Provided information —
-=-=-=-=-

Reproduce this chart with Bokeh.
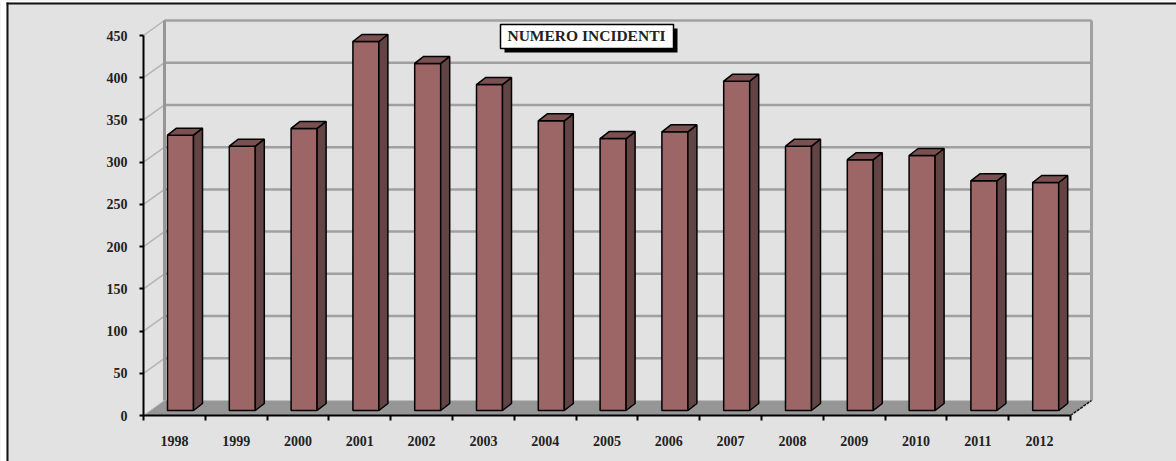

-=-=-=-=-

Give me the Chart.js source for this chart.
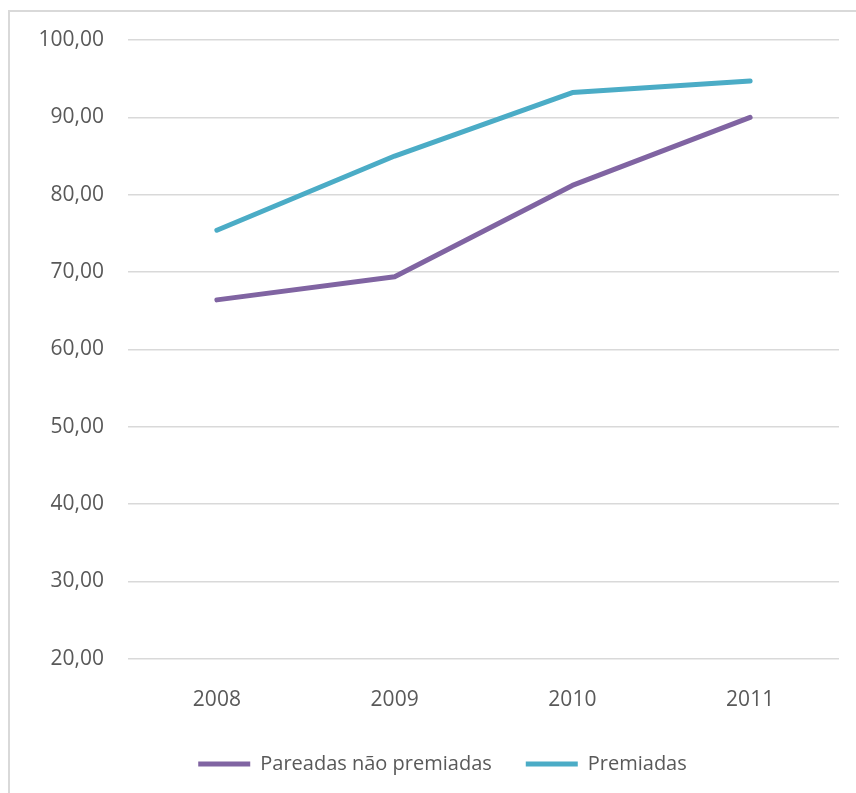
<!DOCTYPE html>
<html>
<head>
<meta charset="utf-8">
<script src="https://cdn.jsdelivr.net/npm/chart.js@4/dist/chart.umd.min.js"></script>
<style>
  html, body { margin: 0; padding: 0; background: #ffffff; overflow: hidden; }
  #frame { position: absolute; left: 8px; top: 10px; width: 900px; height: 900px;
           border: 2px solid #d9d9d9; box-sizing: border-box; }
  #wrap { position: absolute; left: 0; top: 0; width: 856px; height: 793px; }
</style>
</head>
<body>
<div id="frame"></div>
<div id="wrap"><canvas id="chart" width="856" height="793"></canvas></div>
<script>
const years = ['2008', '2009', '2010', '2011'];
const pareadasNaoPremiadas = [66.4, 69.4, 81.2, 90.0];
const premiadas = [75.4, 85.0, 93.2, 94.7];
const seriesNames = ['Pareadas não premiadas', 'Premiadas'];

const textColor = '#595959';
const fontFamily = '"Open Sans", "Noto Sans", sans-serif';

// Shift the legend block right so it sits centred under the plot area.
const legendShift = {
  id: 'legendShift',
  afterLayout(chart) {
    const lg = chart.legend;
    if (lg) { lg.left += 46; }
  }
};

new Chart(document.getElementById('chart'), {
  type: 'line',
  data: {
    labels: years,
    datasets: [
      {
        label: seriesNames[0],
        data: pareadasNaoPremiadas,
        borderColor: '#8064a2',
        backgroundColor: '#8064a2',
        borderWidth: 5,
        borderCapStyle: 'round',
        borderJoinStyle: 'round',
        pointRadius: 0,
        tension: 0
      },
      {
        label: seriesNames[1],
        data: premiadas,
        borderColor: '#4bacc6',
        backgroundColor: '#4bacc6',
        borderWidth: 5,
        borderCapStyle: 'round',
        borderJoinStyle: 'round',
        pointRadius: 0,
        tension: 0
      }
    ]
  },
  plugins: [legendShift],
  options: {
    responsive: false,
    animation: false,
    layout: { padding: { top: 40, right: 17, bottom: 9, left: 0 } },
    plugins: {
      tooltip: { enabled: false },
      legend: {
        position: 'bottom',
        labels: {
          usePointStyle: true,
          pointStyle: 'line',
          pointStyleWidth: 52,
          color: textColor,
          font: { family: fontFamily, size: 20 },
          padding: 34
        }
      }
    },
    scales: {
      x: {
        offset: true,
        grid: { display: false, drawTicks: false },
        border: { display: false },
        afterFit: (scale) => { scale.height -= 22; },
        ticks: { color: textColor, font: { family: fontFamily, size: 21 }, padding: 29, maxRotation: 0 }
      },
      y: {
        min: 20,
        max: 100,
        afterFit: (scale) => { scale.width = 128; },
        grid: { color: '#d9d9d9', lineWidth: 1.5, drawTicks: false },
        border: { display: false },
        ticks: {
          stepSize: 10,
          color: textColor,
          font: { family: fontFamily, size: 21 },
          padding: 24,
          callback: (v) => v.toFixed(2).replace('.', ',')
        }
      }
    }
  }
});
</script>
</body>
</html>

-=-=-=-=-

Description of the task — In the records above, collect each line with "this".

Task solution —
Reproduce this chart with Bokeh.
Give me the Chart.js source for this chart.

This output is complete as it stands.